Prior to a coaching engagement, no amount of conversation about personal boundaries can prepare us for the moments when they’re unexpectedly pushed. However, we can be ready to seize on the learning opportunities that they present to us. The question is how do we ensure this happens in the moment, with the best possible outcomes?
For coaching contracts, I define “personal boundaries” as rules or limits in the coaching relationship and conversation that the coach and client co-create, including guidelines on how they will respond when one or both parties passes those limits. Let’s look at two examples.
COACHING CONVERSATION 1 – WHEN THE CLIENT UNEXPECTEDLY BREACHES A BOUNDARY
My client arrives at the session without her usual positive energy. I ask how she is feeling in the moment and her response catches me by surprise: “I imagine your wife or girlfriend may be very tired of you and your questions.” I use my silence to remain present for her, while feeling a stinging sensation surge in my chest.
I decide to withhold my emotional reaction and hold the space for her. After a pause, I say that her comment appears to be coming from a difficult space. She replies that she is upset about what is happening at work. With the coaching agreement in mind, we explore options on how to respond to work-related stress and how they may impact her communication with colleagues. This session turns into one of the most powerful ones she has ever had.
THE 7-STEP PROCESS
In any coaching conversation, having a process ready for how to mindfully respond to unexpected boundary breaches can help us seize the learning opportunities in the moment.
1. MINDFULLY PAUSE.
Use several moments of silence to hold the space, for both yourself as coach and for the client, thereby asserting your coaching presence while taking in what has happened. Silence heightens awareness of our thoughts and feelings in the moment.
2. VERBALLY ACKNOWLEDGE WHAT IS HAPPENING IN THE MOMENT.
Follow up with questions to allow both the coach and the client to verbally respond. Possible questions: “What is happening with you right now? What thoughts and feelings are arising for you? What are they telling you?”
3. OFFER OBSERVATIONS AND INVITE THE CLIENT TO RESPOND.
Get permission from the client to share what you observe to be happening. For example: “I feel your comment about my wife or girlfriend being tired my of questions may be coming from a difficult space. How does that resonate with you?”

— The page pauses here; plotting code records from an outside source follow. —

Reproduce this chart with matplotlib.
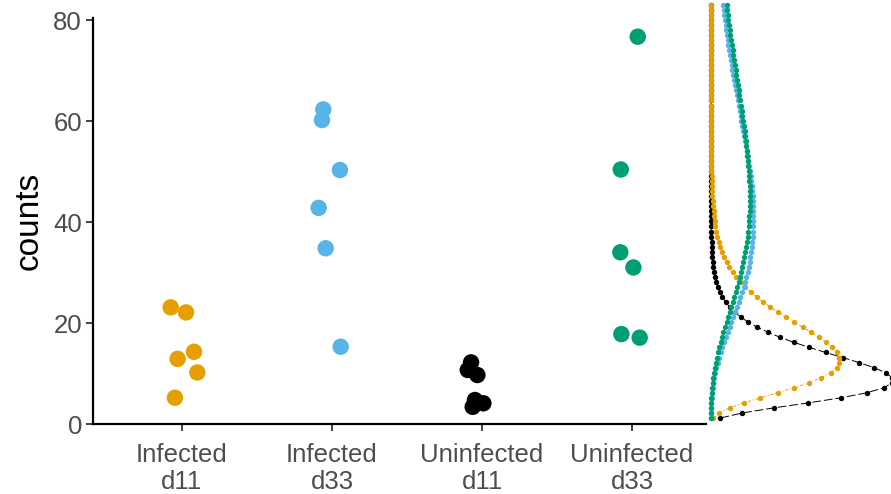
import math

import matplotlib
matplotlib.use("Agg")
import matplotlib.pyplot as plt
import numpy as np

plt.rcParams["font.family"] = ["Liberation Sans", "DejaVu Sans"]

# groups, in plotting order
groups = ["Infected\nd11", "Infected\nd33", "Uninfected\nd11", "Uninfected\nd33"]
colors = ["#E69F00", "#56B4E9", "#000000", "#009E73"]

# counts per group
infected_d11 = [23.1, 22.1, 14.3, 12.9, 10.2, 5.2]
infected_d33 = [62.3, 60.2, 50.3, 42.8, 34.8, 15.3]
uninfected_d11 = [12.2, 10.7, 9.7, 4.75, 4.1, 3.4]
uninfected_d33 = [76.7, 50.4, 34.0, 31.0, 17.8, 17.1]

# horizontal jitter of each point (category units)
jitter_inf_d11 = [-0.075, 0.027, 0.080, -0.029, 0.102, -0.047]
jitter_inf_d33 = [-0.058, -0.067, 0.053, -0.089, -0.042, 0.058]
jitter_uninf_d11 = [-0.073, -0.095, -0.031, -0.047, 0.009, -0.062]
jitter_uninf_d33 = [0.038, -0.075, -0.078, 0.009, -0.071, 0.051]

# fitted negative binomial per group, shown in the right margin
nb_mean = [15, 50, 10, 55]
nb_size = [5, 5, 5, 5]
max_count = 82

values = [infected_d11, infected_d33, uninfected_d11, uninfected_d33]
jitters = [jitter_inf_d11, jitter_inf_d33, jitter_uninf_d11, jitter_uninf_d33]


def nb_pmf(k, mu, size):
    p = size / (size + mu)
    out = []
    for kk in k:
        lp = (math.lgamma(kk + size) - math.lgamma(size) - math.lgamma(kk + 1)
              + size * math.log(p) + kk * math.log(1 - p))
        out.append(math.exp(lp))
    return np.array(out)


W, H = 891, 494
fig = plt.figure(figsize=(W / 100, H / 100), dpi=100)

# main strip chart
ax = fig.add_axes([93 / W, 1 - 424 / H, (706 - 93) / W, (424 - 18) / H])
for i, (vals, jit, col) in enumerate(zip(values, jitters, colors)):
    xs = [i + 1 + j for j in jit]
    ax.scatter(xs, vals, s=140, color=col, edgecolors="none", zorder=3)

ax.set_xlim(0.407, 4.493)
ax.set_ylim(0, 80.4)
ax.set_xticks(range(1, 5))
ax.set_xticklabels(groups, fontsize=18.5, color="#4D4D4D", linespacing=1.12)
ax.set_yticks([0, 20, 40, 60, 80])
ax.tick_params(axis="y", labelsize=18.5, labelcolor="#4D4D4D", length=5, width=1.3, color="#333333", pad=3)
ax.tick_params(axis="x", length=5, width=1.3, color="#333333", pad=9)
ax.set_ylabel("counts", fontsize=24, labelpad=6)
for side in ["top", "right"]:
    ax.spines[side].set_visible(False)
for side in ["left", "bottom"]:
    ax.spines[side].set_linewidth(1.6)

# marginal distributions
counts = np.arange(0, max_count + 1)
px_per_count = 5.04
mx = fig.add_axes([711 / W, 1 - 424 / H, (W - 711) / W, 424 / H])
mx.set_ylim(-6 / px_per_count, -6 / px_per_count + 424 / px_per_count)
mx.set_xlim(0, (W - 711) / 2280)
mx.axis("off")
mx.patch.set_alpha(0)

styles = {0: (0, (3, 2, 1, 2)), 1: (0, (4, 2)), 2: (0, (9, 3)), 3: (0, (4, 2))}
for i in [2, 0, 1, 3]:
    dens = nb_pmf(counts, nb_mean[i], nb_size[i])
    mx.plot(dens, counts, color=colors[i], lw=0.7, linestyle=styles[i], clip_on=False, zorder=2)
    mx.plot(dens, counts, "o", color=colors[i], ms=3.9, mec="none", clip_on=False, zorder=3)

fig.savefig("out.png", dpi=100)
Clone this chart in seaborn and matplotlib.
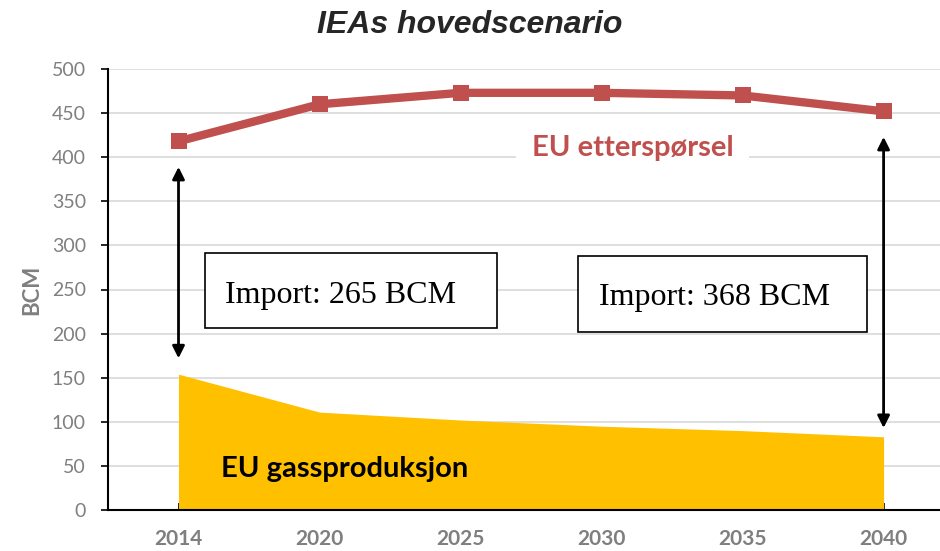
import matplotlib
matplotlib.use("Agg")
import matplotlib.pyplot as plt
from matplotlib.patches import Rectangle
import seaborn as sns
import pandas as pd
import numpy as np

years = ["2014", "2020", "2025", "2030", "2035", "2040"]
demand = [418, 460, 473, 473, 470, 452]
production = [154, 111, 102, 95, 90, 83]
import_labels = ["Import: 265 BCM", "Import: 368 BCM"]
y_ticks = [0, 50, 100, 150, 200, 250, 300, 350, 400, 450, 500]

sns.set_theme(style="white")
plt.rcParams['font.family'] = ['Lato', 'DejaVu Sans']

fig = plt.figure(figsize=(9.4, 5.51), dpi=100)
ax = fig.add_axes([108/940, 1-510/551, 1-108/940, (510-69)/551])

x = np.arange(len(years))
df = pd.DataFrame({"x": x, "demand": demand, "production": production})

ax.fill_between(df["x"], 0, df["production"], color="#ffc000", linewidth=0, zorder=2)
sns.lineplot(data=df, x="x", y="demand", ax=ax, color="#c0504d", linewidth=6,
             marker="s", markersize=11, markeredgewidth=0, zorder=4)

ax.set_xlim(-0.5, 5.4)
ax.set_ylim(0, 500)
ax.set_yticks(y_ticks)
ax.set_yticklabels([str(v) for v in y_ticks], color="#7f7f7f", fontsize=14)
ax.set_xticks(x)
ax.set_xticklabels(years, color="#7f7f7f", fontsize=15, fontweight="bold")
ax.set_xticks(np.arange(-0.5, 5.5, 1.0), minor=True)
ax.tick_params(axis="x", which="major", direction="in", length=5, width=1.2, color="black", pad=14, bottom=True)
ax.tick_params(axis="x", which="minor", direction="in", length=5, width=1.2, color="black", bottom=True)
ax.tick_params(axis="y", which="major", direction="out", length=5, width=1.2, color="black", pad=11, left=True)

ax.grid(axis="y", color="#d9d9d9", linewidth=1.2, zorder=0)
ax.set_axisbelow(True)
for s in ["top", "right"]:
    ax.spines[s].set_visible(False)
for s in ["left", "bottom"]:
    ax.spines[s].set_visible(True)
    ax.spines[s].set_color("black")
    ax.spines[s].set_linewidth(1.5)

ax.set_xlabel("")
ax.set_ylabel("BCM", color="#7f7f7f", fontsize=16, fontweight="bold", labelpad=7)

fig.text(0.5, 1-25/551, "IEAs hovedscenario", ha="center", va="center",
         fontsize=23, fontweight="bold", fontstyle="italic", family=["Liberation Sans", "DejaVu Sans"])

# arrows
ax.annotate("", xy=(0, 389), xytext=(0, 172),
            arrowprops=dict(arrowstyle="<|-|>", color="black", lw=2, mutation_scale=18, shrinkA=0, shrinkB=0), zorder=5)
ax.annotate("", xy=(5, 423), xytext=(5, 93),
            arrowprops=dict(arrowstyle="<|-|>", color="black", lw=2, mutation_scale=18, shrinkA=0, shrinkB=0), zorder=5)

# import boxes
ax.add_patch(Rectangle((0.19, 206), 2.07, 85, facecolor="white", edgecolor="black", linewidth=1.2, zorder=5))
ax.add_patch(Rectangle((2.83, 202), 2.05, 86, facecolor="white", edgecolor="black", linewidth=1.2, zorder=5))
ax.text(0.33, 243, import_labels[0], ha="left", va="center", fontsize=23,
        family=["Liberation Serif", "DejaVu Serif"], color="black", zorder=6)
ax.text(2.98, 241, import_labels[1], ha="left", va="center", fontsize=23,
        family=["Liberation Serif", "DejaVu Serif"], color="black", zorder=6)

ax.text(0.3, 47, "EU gassproduksjon", ha="left", va="center", fontsize=21,
        fontweight="bold", color="black", zorder=6)
ax.text(3.22, 410, "EU etterspørsel", ha="center", va="center", fontsize=21,
        fontweight="bold", color="#c0504d", zorder=6,
        bbox=dict(boxstyle="square,pad=0.55", facecolor="white", edgecolor="none"))

fig.savefig("out.png", dpi=100)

4. CLARIFY LEARNING OPPORTUNITIES.
After acknowledging the situation, capitalize on the awareness-building potential and clarify what we can learn from this experience. Possible questions: “What are you taking away from this? How can you make this a learning opportunity? What does this mean for you?”

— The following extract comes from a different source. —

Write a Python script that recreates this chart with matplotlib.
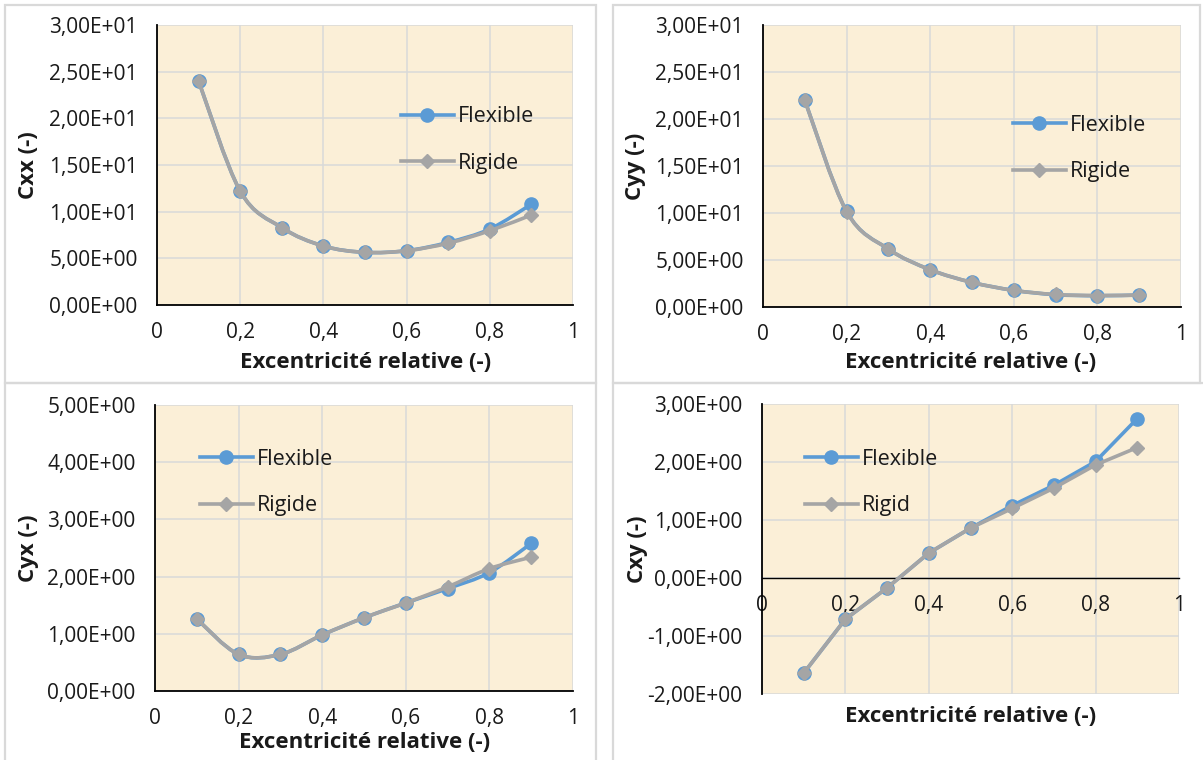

5. IDENTIFY THE BOUNDARY AND CO-CREATE NEW NORMS.
Invite the client to clarify how they would move forward with the coaching. Possible questions: “How do you describe the boundary? How would you like to deal with this boundary moving forward? What relationship would you like to have with this boundary?”
6. CO-DESIGN NEW ACTIONS AND MEASURES OF ACCOUNTABILITY.
Revisit the original coaching agreement and invite the client to apply the experience to their overall learning goals. Possible questions: “Based on the awareness raised, what actions do you want to take? How would you like to apply today’s learning to your work situation? How will you hold yourself accountable?”
7. INVITE CLIENT TO ENGAGE IN SELF-REFLECTION.
What have you learned about yourself in this conversation? How do you want to remember this experience? How will it help you moving forward?
COACHING CONVERSATION 2 – WHEN THE COACH UNEXPECTEDLY BREACHES A BOUNDARY
My client describes a difficult relationship with a colleague at work and her desire to clarify boundaries. I ask what that would look like for her and the challenges that may arise. Visibly stressed, she says she does not know how to answer my questions. I ask again in another way. She replies that she does not know and asks me for advice.
I offer to make an observation, and she accepts. I say that I feel that she is avoiding my questions and that we are approaching emotionally difficult territory. She acknowledges that my questions are evoking uncomfortable feelings. I ask what she is learning from them and how she would like to respond. After a long pause, she begins to approach the previously uncomfortable questions with curiosity.
Whether there is a personal boundary breach or not, there is an opportunity to transform a difficult coaching conversation into a powerful learning experience.
The seven-step process is applicable to this kind of coaching conversation, too.
Even though my questions are respectful and appropriate, there is a moment of emotional discomfort, an awareness that we have entered into a conversation that has become very personal and emotionally challenging for the client. We must respond with compassion.